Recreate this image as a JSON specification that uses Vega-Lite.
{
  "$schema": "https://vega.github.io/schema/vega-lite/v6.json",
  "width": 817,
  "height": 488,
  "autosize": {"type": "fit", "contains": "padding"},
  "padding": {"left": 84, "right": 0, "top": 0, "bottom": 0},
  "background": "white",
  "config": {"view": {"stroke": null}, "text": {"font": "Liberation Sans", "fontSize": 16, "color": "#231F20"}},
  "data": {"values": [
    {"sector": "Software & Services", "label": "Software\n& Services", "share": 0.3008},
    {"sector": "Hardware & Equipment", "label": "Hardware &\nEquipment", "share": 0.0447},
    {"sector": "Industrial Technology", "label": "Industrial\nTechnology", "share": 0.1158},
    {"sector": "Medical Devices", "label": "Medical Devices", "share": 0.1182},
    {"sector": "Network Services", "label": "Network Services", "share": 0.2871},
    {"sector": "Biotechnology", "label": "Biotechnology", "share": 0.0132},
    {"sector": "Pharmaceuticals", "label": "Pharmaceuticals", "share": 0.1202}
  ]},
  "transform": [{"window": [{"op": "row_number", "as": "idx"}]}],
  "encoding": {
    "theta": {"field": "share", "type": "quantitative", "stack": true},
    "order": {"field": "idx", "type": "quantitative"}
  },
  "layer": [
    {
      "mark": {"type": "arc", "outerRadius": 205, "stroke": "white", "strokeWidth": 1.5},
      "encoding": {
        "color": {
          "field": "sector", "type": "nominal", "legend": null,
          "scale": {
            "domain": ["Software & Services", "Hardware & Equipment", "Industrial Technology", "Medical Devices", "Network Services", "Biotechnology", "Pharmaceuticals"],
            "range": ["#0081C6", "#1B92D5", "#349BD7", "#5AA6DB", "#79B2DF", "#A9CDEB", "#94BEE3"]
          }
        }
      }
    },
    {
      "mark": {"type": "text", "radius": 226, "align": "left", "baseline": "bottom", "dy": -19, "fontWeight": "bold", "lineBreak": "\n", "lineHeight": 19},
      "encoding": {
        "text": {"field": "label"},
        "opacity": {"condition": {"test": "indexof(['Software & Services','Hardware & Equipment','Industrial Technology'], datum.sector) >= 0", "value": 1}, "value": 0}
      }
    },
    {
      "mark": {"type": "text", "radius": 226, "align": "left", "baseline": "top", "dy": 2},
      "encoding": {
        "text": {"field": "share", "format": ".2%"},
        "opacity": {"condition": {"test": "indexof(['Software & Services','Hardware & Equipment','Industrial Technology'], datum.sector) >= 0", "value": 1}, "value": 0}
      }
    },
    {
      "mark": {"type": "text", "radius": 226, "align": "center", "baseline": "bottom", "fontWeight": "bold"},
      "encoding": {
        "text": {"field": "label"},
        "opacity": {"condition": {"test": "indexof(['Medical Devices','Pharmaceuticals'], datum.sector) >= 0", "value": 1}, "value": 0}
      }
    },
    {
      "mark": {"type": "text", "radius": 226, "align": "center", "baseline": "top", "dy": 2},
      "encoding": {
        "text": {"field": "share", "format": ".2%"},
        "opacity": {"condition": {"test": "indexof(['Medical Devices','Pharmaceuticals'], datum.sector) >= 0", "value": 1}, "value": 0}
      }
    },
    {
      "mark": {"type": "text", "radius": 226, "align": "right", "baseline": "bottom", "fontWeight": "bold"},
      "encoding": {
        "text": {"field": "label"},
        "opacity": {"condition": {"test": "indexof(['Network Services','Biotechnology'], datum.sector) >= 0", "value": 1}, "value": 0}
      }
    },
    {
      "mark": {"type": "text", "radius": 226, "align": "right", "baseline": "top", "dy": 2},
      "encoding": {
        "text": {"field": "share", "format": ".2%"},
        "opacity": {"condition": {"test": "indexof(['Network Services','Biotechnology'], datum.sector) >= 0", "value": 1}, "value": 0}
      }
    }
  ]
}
★ ★ ★ ★
Please reproduce every line of the material word for word.

Recreate this image as a JSON specification that uses Vega-Lite.
{
  "$schema": "https://vega.github.io/schema/vega-lite/v6.json",
  "width": 817,
  "height": 488,
  "autosize": {"type": "fit", "contains": "padding"},
  "padding": {"left": 84, "right": 0, "top": 0, "bottom": 0},
  "background": "white",
  "config": {"view": {"stroke": null}, "text": {"font": "Liberation Sans", "fontSize": 16, "color": "#231F20"}},
  "data": {"values": [
    {"sector": "Software & Services", "label": "Software\n& Services", "share": 0.3008},
    {"sector": "Hardware & Equipment", "label": "Hardware &\nEquipment", "share": 0.0447},
    {"sector": "Industrial Technology", "label": "Industrial\nTechnology", "share": 0.1158},
    {"sector": "Medical Devices", "label": "Medical Devices", "share": 0.1182},
    {"sector": "Network Services", "label": "Network Services", "share": 0.2871},
    {"sector": "Biotechnology", "label": "Biotechnology", "share": 0.0132},
    {"sector": "Pharmaceuticals", "label": "Pharmaceuticals", "share": 0.1202}
  ]},
  "transform": [{"window": [{"op": "row_number", "as": "idx"}]}],
  "encoding": {
    "theta": {"field": "share", "type": "quantitative", "stack": true},
    "order": {"field": "idx", "type": "quantitative"}
  },
  "layer": [
    {
      "mark": {"type": "arc", "outerRadius": 205, "stroke": "white", "strokeWidth": 1.5},
      "encoding": {
        "color": {
          "field": "sector", "type": "nominal", "legend": null,
          "scale": {
            "domain": ["Software & Services", "Hardware & Equipment", "Industrial Technology", "Medical Devices", "Network Services", "Biotechnology", "Pharmaceuticals"],
            "range": ["#0081C6", "#1B92D5", "#349BD7", "#5AA6DB", "#79B2DF", "#A9CDEB", "#94BEE3"]
          }
        }
      }
    },
    {
      "mark": {"type": "text", "radius": 226, "align": "left", "baseline": "bottom", "dy": -19, "fontWeight": "bold", "lineBreak": "\n", "lineHeight": 19},
      "encoding": {
        "text": {"field": "label"},
        "opacity": {"condition": {"test": "indexof(['Software & Services','Hardware & Equipment','Industrial Technology'], datum.sector) >= 0", "value": 1}, "value": 0}
      }
    },
    {
      "mark": {"type": "text", "radius": 226, "align": "left", "baseline": "top", "dy": 2},
      "encoding": {
        "text": {"field": "share", "format": ".2%"},
        "opacity": {"condition": {"test": "indexof(['Software & Services','Hardware & Equipment','Industrial Technology'], datum.sector) >= 0", "value": 1}, "value": 0}
      }
    },
    {
      "mark": {"type": "text", "radius": 226, "align": "center", "baseline": "bottom", "fontWeight": "bold"},
      "encoding": {
        "text": {"field": "label"},
        "opacity": {"condition": {"test": "indexof(['Medical Devices','Pharmaceuticals'], datum.sector) >= 0", "value": 1}, "value": 0}
      }
    },
    {
      "mark": {"type": "text", "radius": 226, "align": "center", "baseline": "top", "dy": 2},
      "encoding": {
        "text": {"field": "share", "format": ".2%"},
        "opacity": {"condition": {"test": "indexof(['Medical Devices','Pharmaceuticals'], datum.sector) >= 0", "value": 1}, "value": 0}
      }
    },
    {
      "mark": {"type": "text", "radius": 226, "align": "right", "baseline": "bottom", "fontWeight": "bold"},
      "encoding": {
        "text": {"field": "label"},
        "opacity": {"condition": {"test": "indexof(['Network Services','Biotechnology'], datum.sector) >= 0", "value": 1}, "value": 0}
      }
    },
    {
      "mark": {"type": "text", "radius": 226, "align": "right", "baseline": "top", "dy": 2},
      "encoding": {
        "text": {"field": "share", "format": ".2%"},
        "opacity": {"condition": {"test": "indexof(['Network Services','Biotechnology'], datum.sector) >= 0", "value": 1}, "value": 0}
      }
    }
  ]
}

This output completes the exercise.